- STATED PROBLEM -
Exactly retype the lines from the top of the data through the line containing "plt.rcParams['axes.unicode_minus'] = False", leaving out every picture.

- SUPPLIED DATA -
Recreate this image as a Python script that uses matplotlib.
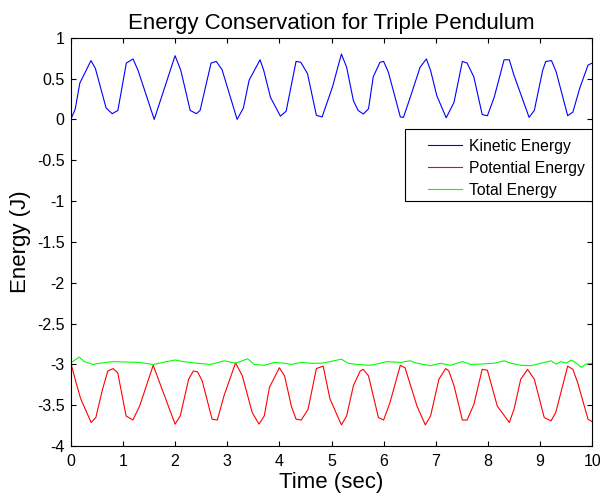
import matplotlib.pyplot as plt
import numpy as np
from matplotlib.patches import Rectangle

plt.rcParams['font.family'] = ['Liberation Sans', 'DejaVu Sans']
plt.rcParams['axes.unicode_minus'] = False

# values (time in sec, energy in J)
t_kin = [0, 0.084, 0.174, 0.387, 0.471, 0.677, 0.794, 0.903, 1.065, 1.194, 1.29, 1.60,
         2.0, 2.11, 2.29, 2.41, 2.48, 2.69, 2.79, 2.90, 3.19, 3.31, 3.42, 3.63, 3.70,
         3.83, 4.02, 4.13, 4.32, 4.41, 4.54, 4.71, 4.82, 5.02, 5.19, 5.29, 5.42, 5.51,
         5.61, 5.71, 5.80, 5.93, 6.0, 6.09, 6.32, 6.38, 6.51, 6.70, 6.82, 6.90, 7.02,
         7.20, 7.35, 7.51, 7.60, 7.73, 7.89, 7.99, 8.12, 8.31, 8.41, 8.50, 8.79, 8.89,
         9.05, 9.11, 9.22, 9.31, 9.53, 9.63, 9.76, 9.92, 10.0]
kinetic = [0.0, 0.125, 0.446, 0.72, 0.625, 0.14, 0.07, 0.11, 0.69, 0.74, 0.60, 0.0,
           0.78, 0.60, 0.11, 0.07, 0.11, 0.69, 0.71, 0.61, 0.0, 0.14, 0.48, 0.73, 0.60,
           0.27, 0.04, 0.10, 0.71, 0.70, 0.56, 0.05, 0.03, 0.40, 0.80, 0.64, 0.23, 0.11,
           0.066, 0.13, 0.52, 0.70, 0.71, 0.58, 0.03, 0.025, 0.27, 0.64, 0.74, 0.60, 0.29,
           0.02, 0.21, 0.71, 0.69, 0.52, 0.06, 0.045, 0.27, 0.73, 0.73, 0.54, 0.025, 0.11,
           0.60, 0.71, 0.72, 0.58, 0.045, 0.09, 0.38, 0.665, 0.69]

t_pot = [0, 0.10, 0.19, 0.39, 0.48, 0.61, 0.71, 0.81, 0.90, 1.06, 1.19, 1.32, 1.58,
         2.0, 2.10, 2.26, 2.35, 2.43, 2.52, 2.71, 2.81, 2.94, 3.16, 3.29, 3.48, 3.61,
         3.71, 3.81, 4.0, 4.10, 4.23, 4.32, 4.42, 4.55, 4.71, 4.84, 4.97, 5.19, 5.29,
         5.42, 5.55, 5.61, 5.71, 5.90, 6.0, 6.12, 6.32, 6.41, 6.64, 6.80, 6.90, 7.06,
         7.19, 7.25, 7.35, 7.51, 7.60, 7.73, 7.89, 7.99, 8.18, 8.41, 8.50, 8.63, 8.76,
         8.89, 9.08, 9.21, 9.30, 9.53, 9.63, 9.72, 9.92, 10.0]
potential = [-2.98, -3.22, -3.42, -3.71, -3.65, -3.30, -3.08, -3.05, -3.10, -3.63, -3.68,
             -3.51, -3.01, -3.73, -3.63, -3.18, -3.08, -3.09, -3.20, -3.67, -3.68, -3.38,
             -2.98, -3.14, -3.59, -3.73, -3.63, -3.28, -3.04, -3.14, -3.51, -3.67, -3.68,
             -3.55, -3.05, -3.02, -3.42, -3.74, -3.63, -3.26, -3.08, -3.06, -3.14, -3.65,
             -3.68, -3.47, -3.01, -3.04, -3.51, -3.74, -3.63, -3.18, -3.05, -3.08, -3.26,
             -3.68, -3.68, -3.49, -3.06, -3.07, -3.51, -3.71, -3.55, -3.18, -3.06, -3.18,
             -3.65, -3.69, -3.59, -3.02, -3.06, -3.22, -3.67, -3.70]

t_tot = [0, 0.16, 0.26, 0.42, 0.55, 0.81, 1.06, 1.32, 1.58, 1.84, 2.0, 2.16, 2.42,
         2.68, 2.94, 3.16, 3.39, 3.52, 3.71, 3.90, 4.10, 4.23, 4.42, 4.61, 4.81, 4.97,
         5.19, 5.32, 5.48, 5.74, 5.93, 6.06, 6.32, 6.51, 6.64, 6.90, 7.09, 7.28, 7.51,
         7.67, 7.86, 8.12, 8.31, 8.44, 8.63, 8.82, 9.02, 9.21, 9.31, 9.40, 9.50, 9.60,
         9.72, 9.79, 9.88, 10.0]
total = [-2.98, -2.91, -2.965, -3.0, -2.985, -2.965, -2.97, -2.975, -3.0, -2.965, -2.945,
         -2.965, -2.985, -3.0, -2.955, -2.985, -2.93, -3.0, -3.01, -2.975, -2.985, -3.0,
         -2.975, -2.985, -2.985, -2.965, -2.935, -2.985, -3.0, -3.01, -2.985, -2.965,
         -2.975, -2.955, -2.985, -3.015, -2.985, -3.01, -2.965, -3.0, -2.995, -2.985,
         -2.955, -2.985, -3.01, -3.015, -2.985, -2.955, -2.995, -2.965, -2.985, -2.945,
         -2.995, -3.035, -2.995, -2.985]

fig = plt.figure(figsize=(6.0, 5.03), dpi=100)
ax = fig.add_axes([0.118, 0.113, 0.869, 0.812])

ax.plot(t_kin, kinetic, color=(0, 0, 1), lw=0.8, label='Kinetic Energy')
ax.plot(t_pot, potential, color=(1, 0, 0), lw=0.8, label='Potential Energy')
ax.plot(t_tot, total, color=(0, 1, 0), lw=0.8, label='Total Energy')

ax.set_xlim(0, 10)
ax.set_ylim(-4, 1)
ax.set_xticks(np.arange(0, 11, 1))
ax.set_yticks(np.arange(-4, 1.01, 0.5))
ax.set_yticklabels(['-4', '-3.5', '-3', '-2.5', '-2', '-1.5', '-1', '-0.5', '0', '0.5', '1'])
ax.tick_params(direction='in', top=True, right=True, labelsize=11.5, length=3.8, width=0.8)
ax.tick_params(axis='x', pad=6)
ax.tick_params(axis='y', pad=4.5)
for s in ax.spines.values():
    s.set_linewidth(0.8)

ax.set_title('Energy Conservation for Triple Pendulum', fontsize=16, pad=6)
ax.set_xlabel('Time (sec)', fontsize=16, labelpad=2)
ax.set_ylabel('Energy (J)', fontsize=16, labelpad=4)

# legend box drawn separately so the padding matches the MATLAB one
ax.add_patch(Rectangle((0.641, 0.600), 0.358, 0.177, transform=ax.transAxes,
                       facecolor='white', edgecolor='black', lw=0.8, zorder=4))
leg = ax.legend(loc='upper left', bbox_to_anchor=(0.685, 0.753), borderaxespad=0,
                frameon=False, fontsize=11.3, handlelength=2.2, handletextpad=0.4,
                labelspacing=0.45, borderpad=0)
leg.set_zorder(5)

fig.savefig('out.png', dpi=100)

- ANSWER -
Recreate this image as a Python script that uses matplotlib.
import matplotlib.pyplot as plt
import numpy as np
from matplotlib.patches import Rectangle

plt.rcParams['font.family'] = ['Liberation Sans', 'DejaVu Sans']
plt.rcParams['axes.unicode_minus'] = False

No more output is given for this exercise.